Rows from a dataset of charts and code
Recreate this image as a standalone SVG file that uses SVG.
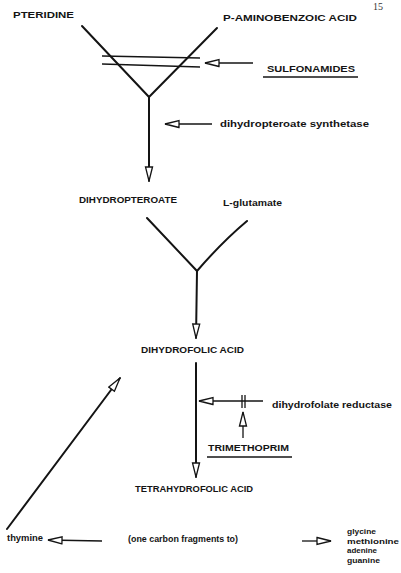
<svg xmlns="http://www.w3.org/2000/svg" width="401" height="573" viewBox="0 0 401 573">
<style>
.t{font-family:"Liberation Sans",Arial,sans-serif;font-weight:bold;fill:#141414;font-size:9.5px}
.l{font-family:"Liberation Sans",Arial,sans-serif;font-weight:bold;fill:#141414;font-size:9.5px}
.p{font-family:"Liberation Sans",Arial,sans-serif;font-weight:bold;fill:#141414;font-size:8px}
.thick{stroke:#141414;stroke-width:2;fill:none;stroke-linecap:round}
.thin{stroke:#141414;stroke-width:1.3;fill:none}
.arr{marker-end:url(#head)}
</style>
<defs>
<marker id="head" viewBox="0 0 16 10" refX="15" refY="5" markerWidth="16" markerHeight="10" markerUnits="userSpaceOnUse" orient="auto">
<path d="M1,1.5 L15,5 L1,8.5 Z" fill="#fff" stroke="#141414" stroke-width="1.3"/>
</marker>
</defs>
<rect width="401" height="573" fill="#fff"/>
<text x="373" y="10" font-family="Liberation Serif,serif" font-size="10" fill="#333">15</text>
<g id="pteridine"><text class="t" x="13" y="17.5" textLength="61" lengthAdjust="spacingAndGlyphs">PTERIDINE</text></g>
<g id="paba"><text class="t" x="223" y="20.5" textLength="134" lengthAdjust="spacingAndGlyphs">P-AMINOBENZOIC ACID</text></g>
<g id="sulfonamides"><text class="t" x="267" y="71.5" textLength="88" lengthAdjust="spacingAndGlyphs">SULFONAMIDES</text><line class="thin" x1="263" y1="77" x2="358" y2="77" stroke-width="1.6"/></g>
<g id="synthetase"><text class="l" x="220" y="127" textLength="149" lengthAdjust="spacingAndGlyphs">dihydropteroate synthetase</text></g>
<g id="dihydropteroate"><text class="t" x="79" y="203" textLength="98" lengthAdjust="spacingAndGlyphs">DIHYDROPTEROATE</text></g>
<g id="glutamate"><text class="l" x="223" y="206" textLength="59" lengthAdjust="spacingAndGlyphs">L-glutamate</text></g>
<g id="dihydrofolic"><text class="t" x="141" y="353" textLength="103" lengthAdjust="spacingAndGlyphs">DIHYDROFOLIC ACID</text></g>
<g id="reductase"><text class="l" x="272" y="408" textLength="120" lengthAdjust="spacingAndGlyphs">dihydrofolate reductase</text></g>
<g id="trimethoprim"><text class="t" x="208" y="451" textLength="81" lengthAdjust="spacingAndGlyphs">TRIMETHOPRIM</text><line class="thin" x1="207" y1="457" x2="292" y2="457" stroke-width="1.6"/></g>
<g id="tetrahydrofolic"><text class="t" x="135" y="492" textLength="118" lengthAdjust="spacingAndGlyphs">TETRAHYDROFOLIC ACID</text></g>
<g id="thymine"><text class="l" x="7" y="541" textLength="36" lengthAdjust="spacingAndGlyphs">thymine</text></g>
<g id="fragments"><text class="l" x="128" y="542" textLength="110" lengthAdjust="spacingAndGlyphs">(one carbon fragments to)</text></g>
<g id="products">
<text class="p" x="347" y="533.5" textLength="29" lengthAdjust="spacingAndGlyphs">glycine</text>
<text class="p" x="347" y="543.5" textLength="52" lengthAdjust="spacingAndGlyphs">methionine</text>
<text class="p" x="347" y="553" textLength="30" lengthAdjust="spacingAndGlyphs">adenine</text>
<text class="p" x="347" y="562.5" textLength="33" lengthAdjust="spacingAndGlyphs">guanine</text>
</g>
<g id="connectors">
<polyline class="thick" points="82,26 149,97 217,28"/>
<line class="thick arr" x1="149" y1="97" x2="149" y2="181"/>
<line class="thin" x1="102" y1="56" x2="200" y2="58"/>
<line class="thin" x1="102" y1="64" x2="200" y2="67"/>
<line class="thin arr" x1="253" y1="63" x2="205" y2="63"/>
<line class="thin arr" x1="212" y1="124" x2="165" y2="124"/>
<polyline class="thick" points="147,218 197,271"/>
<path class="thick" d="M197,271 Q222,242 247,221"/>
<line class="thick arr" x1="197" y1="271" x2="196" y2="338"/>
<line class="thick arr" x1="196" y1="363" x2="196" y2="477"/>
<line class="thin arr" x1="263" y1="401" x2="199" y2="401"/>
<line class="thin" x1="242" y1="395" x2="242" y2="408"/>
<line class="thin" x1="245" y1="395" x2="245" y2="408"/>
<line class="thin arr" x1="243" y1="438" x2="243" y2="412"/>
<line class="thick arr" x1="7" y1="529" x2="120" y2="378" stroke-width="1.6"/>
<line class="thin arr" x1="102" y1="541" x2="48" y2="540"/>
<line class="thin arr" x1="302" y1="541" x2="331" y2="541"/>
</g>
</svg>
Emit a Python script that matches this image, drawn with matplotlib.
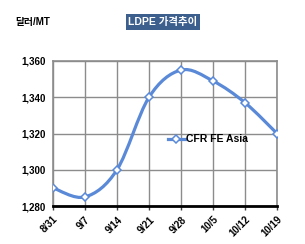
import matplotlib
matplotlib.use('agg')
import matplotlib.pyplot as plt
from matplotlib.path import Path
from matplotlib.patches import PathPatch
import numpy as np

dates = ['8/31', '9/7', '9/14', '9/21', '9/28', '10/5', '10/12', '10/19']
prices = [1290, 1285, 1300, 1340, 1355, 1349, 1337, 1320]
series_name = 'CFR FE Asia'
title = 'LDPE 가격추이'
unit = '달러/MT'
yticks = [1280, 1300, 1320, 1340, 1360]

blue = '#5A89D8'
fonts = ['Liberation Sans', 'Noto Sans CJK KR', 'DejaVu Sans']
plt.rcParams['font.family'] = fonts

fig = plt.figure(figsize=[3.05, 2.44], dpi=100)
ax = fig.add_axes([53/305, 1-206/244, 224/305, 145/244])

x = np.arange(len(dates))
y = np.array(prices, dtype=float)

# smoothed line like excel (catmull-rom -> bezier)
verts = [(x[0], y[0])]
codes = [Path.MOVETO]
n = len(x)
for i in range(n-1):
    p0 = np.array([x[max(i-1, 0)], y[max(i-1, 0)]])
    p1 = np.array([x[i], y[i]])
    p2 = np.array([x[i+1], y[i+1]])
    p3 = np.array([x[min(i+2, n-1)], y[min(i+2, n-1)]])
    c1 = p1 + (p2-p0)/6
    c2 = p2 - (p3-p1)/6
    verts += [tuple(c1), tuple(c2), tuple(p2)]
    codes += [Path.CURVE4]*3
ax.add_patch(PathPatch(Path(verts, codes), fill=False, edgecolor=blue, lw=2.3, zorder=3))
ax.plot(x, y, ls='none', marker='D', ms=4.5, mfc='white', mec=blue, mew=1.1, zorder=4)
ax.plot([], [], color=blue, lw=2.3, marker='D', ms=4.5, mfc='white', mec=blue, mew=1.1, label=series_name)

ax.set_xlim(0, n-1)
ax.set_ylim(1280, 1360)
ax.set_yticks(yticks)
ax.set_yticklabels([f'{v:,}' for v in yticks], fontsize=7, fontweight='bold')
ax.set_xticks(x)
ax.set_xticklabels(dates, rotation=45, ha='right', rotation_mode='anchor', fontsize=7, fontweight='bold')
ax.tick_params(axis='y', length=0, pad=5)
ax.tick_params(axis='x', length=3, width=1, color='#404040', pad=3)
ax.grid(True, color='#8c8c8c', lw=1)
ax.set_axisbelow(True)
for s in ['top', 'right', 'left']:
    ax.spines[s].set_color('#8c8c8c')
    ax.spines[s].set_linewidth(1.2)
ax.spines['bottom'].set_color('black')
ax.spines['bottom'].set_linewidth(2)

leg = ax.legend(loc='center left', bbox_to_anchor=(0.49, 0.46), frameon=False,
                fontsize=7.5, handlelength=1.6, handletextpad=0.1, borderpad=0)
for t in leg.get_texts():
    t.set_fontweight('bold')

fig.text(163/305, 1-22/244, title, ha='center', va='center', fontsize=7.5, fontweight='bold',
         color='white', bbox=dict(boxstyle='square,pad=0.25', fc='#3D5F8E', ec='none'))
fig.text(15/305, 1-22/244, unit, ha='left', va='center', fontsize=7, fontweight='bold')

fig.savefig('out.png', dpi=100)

- _Task brief_
Find each line holding the string "this" and copy it out.

- _Finished task_
Recreate this image as a standalone SVG file that uses SVG.
Emit a Python script that matches this image, drawn with matplotlib.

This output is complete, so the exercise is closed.